Sep 6, 2015

P... pourquoi mon fusil s'est enrayé?

L'exécution de Maximilien - National Gallery - 07-2015

Je me pose devant L'exécution de Maximilien de Manet. C'est un tableau monumental. Je m'assois et regarde. J'observe les personnages.

Le tragique de la composition n'est pas à gauche, du côté de l'homme qu'on exécute, mais à droite, du côté du soldat qui inspecte son arme. 

Le fusil n'a pas fonctionné.

"Qu'est-ce qui se passe avec mon fusil?" semble se dire le soldat, tout attentif au mécanisme enrayé de la culasse de l'arme, quand à cinq mètres de lui un homme tombe sous les balles du peloton d'exécution. 

"Bon sang, mais qu'est-ce qui se passe avec ce maudit fusil?"

La poitrine de Maximilien est déchiquetée à bout portant par l'acier brûlant.

"Pourquoi mon fusil s'est enrayé?"

Qui a exécuté Maximilien? Personne et tout le monde à la fois me dit monsieur Manet ! C'est la machine judiciaire qui a tué. C'est personne. La recopie mécanique de six mêmes têtes coiffées du même chapeau pour les soldats du peloton d'exécution m'évoque l'anonymat des bourreaux, le dépersonnalisation de l'exécution. Comment d'ailleurs l'administration judiciaire pourrait-elle trouver des bourreaux si elle ne dépersonnalisait pas l'exécution? Cagoule, uniforme, partage des responsabilité dans le groupe.

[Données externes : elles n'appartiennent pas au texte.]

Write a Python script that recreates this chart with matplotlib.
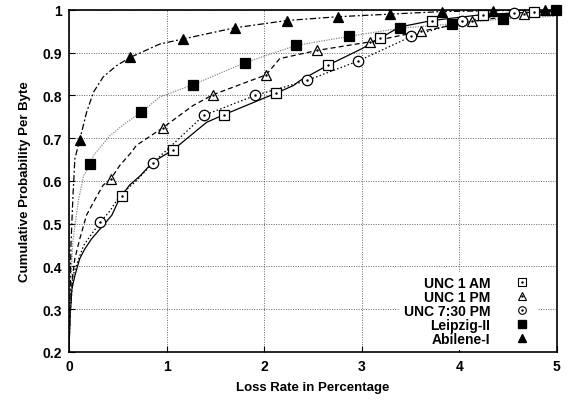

"Pourquoi mon fusil s'est enrayé?"

L'homme ne semble même pas soulagé d'avoir été écarté du meurtre par l'enrayement de l'arme.

Au loin, dans l'arrière plan du tableau, le monde s'étend immense et pur par-delà l'horizon bleu. Un monde dont on va priver à jamais Maximilien.

De quel droit peut-on priver un homme des horizons bleus du monde?

Manet nous dit peut-être que la peine de mort est le signe d'une humanité enrayée.